- **The problem**
Print exactly the lines from the first one down to the line containing "edgecolor='white', linewidth=0.6, zorder=3)", both ends included, with no pictures and nothing else.

- **Provided records**
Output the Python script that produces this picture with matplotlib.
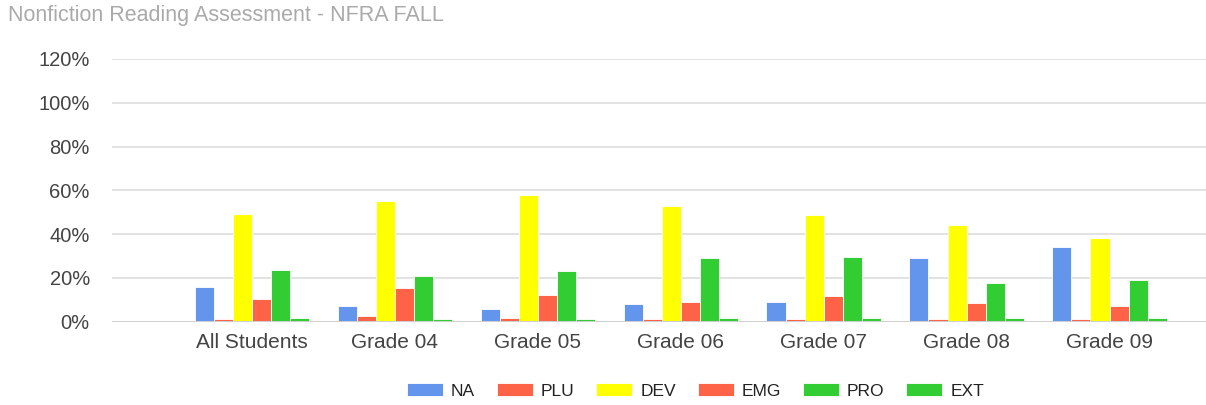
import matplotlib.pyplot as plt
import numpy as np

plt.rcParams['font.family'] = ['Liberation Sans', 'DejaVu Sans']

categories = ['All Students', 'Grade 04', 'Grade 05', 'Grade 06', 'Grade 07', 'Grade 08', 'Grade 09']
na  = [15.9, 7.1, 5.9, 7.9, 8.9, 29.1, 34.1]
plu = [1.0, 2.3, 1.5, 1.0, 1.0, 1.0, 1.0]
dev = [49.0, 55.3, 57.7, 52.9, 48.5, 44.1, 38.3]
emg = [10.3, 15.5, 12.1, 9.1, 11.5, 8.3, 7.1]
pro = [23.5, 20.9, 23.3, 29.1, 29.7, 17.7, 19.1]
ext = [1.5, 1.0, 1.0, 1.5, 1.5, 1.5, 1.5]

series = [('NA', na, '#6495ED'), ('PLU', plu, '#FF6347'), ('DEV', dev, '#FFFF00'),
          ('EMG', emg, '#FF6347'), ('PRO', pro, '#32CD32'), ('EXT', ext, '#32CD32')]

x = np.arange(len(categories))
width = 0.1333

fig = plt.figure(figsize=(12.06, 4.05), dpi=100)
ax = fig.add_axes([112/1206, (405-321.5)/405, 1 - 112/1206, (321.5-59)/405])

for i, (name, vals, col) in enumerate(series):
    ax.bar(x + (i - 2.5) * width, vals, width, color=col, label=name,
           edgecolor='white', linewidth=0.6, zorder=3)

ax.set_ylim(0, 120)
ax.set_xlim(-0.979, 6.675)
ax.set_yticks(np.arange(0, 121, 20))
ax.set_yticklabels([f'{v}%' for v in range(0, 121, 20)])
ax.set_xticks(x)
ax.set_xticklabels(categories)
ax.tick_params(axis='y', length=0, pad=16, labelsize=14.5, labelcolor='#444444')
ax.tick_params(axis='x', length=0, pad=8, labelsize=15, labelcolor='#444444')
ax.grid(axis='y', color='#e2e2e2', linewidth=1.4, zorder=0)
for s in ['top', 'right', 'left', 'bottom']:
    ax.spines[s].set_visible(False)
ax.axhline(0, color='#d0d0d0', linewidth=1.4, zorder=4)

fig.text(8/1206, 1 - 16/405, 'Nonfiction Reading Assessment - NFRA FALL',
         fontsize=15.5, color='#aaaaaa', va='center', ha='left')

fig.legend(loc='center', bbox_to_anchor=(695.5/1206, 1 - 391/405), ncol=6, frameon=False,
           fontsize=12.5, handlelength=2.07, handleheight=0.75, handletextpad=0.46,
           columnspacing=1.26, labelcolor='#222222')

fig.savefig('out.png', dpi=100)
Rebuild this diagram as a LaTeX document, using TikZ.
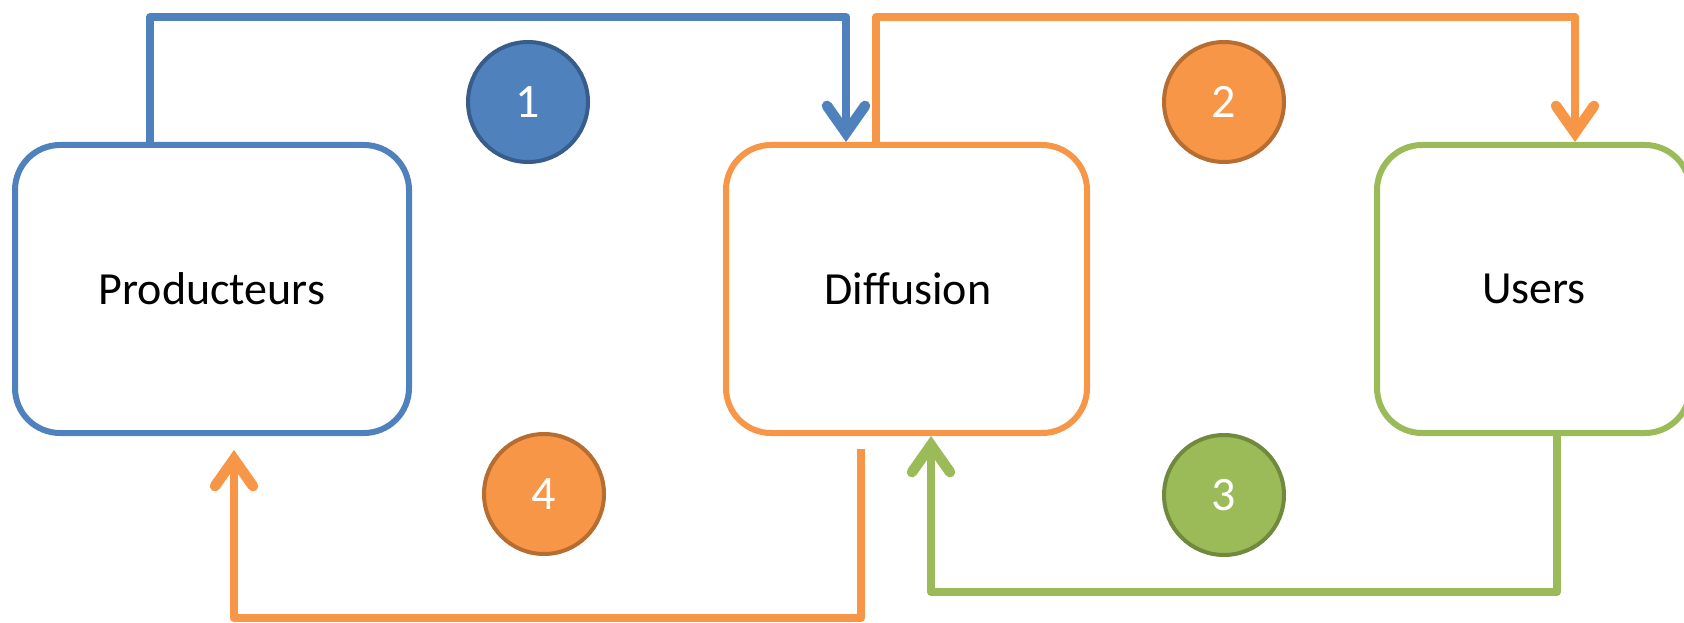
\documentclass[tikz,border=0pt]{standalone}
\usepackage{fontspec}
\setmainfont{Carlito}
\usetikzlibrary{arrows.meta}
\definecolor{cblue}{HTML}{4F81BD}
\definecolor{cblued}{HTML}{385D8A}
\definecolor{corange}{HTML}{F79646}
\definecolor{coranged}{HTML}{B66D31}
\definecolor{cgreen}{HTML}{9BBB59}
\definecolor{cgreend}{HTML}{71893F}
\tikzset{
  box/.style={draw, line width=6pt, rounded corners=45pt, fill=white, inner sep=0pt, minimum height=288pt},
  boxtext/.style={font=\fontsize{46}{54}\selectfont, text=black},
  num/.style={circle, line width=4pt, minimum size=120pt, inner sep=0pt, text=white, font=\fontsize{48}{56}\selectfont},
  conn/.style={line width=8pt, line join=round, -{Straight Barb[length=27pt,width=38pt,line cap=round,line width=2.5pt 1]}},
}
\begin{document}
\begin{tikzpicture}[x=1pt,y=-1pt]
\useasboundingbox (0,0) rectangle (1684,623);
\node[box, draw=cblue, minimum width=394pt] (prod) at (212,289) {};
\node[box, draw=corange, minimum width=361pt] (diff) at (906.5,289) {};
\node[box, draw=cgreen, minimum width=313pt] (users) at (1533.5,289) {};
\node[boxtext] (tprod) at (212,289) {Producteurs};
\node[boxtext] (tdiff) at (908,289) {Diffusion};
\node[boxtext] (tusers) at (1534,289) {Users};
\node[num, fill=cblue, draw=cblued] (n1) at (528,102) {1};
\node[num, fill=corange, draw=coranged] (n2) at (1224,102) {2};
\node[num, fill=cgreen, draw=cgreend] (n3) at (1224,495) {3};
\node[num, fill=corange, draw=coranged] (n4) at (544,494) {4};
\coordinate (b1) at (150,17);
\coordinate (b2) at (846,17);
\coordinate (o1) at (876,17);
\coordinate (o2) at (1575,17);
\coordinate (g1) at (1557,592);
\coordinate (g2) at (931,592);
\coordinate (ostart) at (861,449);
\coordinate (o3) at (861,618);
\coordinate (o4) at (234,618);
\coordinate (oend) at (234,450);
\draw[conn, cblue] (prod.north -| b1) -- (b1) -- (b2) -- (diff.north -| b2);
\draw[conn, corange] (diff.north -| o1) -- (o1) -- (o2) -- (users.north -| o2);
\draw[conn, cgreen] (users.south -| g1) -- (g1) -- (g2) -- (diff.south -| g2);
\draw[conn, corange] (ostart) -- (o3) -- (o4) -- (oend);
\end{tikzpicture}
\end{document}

- **Result for this exercise**
Output the Python script that produces this picture with matplotlib.
import matplotlib.pyplot as plt
import numpy as np

plt.rcParams['font.family'] = ['Liberation Sans', 'DejaVu Sans']

categories = ['All Students', 'Grade 04', 'Grade 05', 'Grade 06', 'Grade 07', 'Grade 08', 'Grade 09']
na  = [15.9, 7.1, 5.9, 7.9, 8.9, 29.1, 34.1]
plu = [1.0, 2.3, 1.5, 1.0, 1.0, 1.0, 1.0]
dev = [49.0, 55.3, 57.7, 52.9, 48.5, 44.1, 38.3]
emg = [10.3, 15.5, 12.1, 9.1, 11.5, 8.3, 7.1]
pro = [23.5, 20.9, 23.3, 29.1, 29.7, 17.7, 19.1]
ext = [1.5, 1.0, 1.0, 1.5, 1.5, 1.5, 1.5]

series = [('NA', na, '#6495ED'), ('PLU', plu, '#FF6347'), ('DEV', dev, '#FFFF00'),
          ('EMG', emg, '#FF6347'), ('PRO', pro, '#32CD32'), ('EXT', ext, '#32CD32')]

x = np.arange(len(categories))
width = 0.1333

fig = plt.figure(figsize=(12.06, 4.05), dpi=100)
ax = fig.add_axes([112/1206, (405-321.5)/405, 1 - 112/1206, (321.5-59)/405])

for i, (name, vals, col) in enumerate(series):
    ax.bar(x + (i - 2.5) * width, vals, width, color=col, label=name,
           edgecolor='white', linewidth=0.6, zorder=3)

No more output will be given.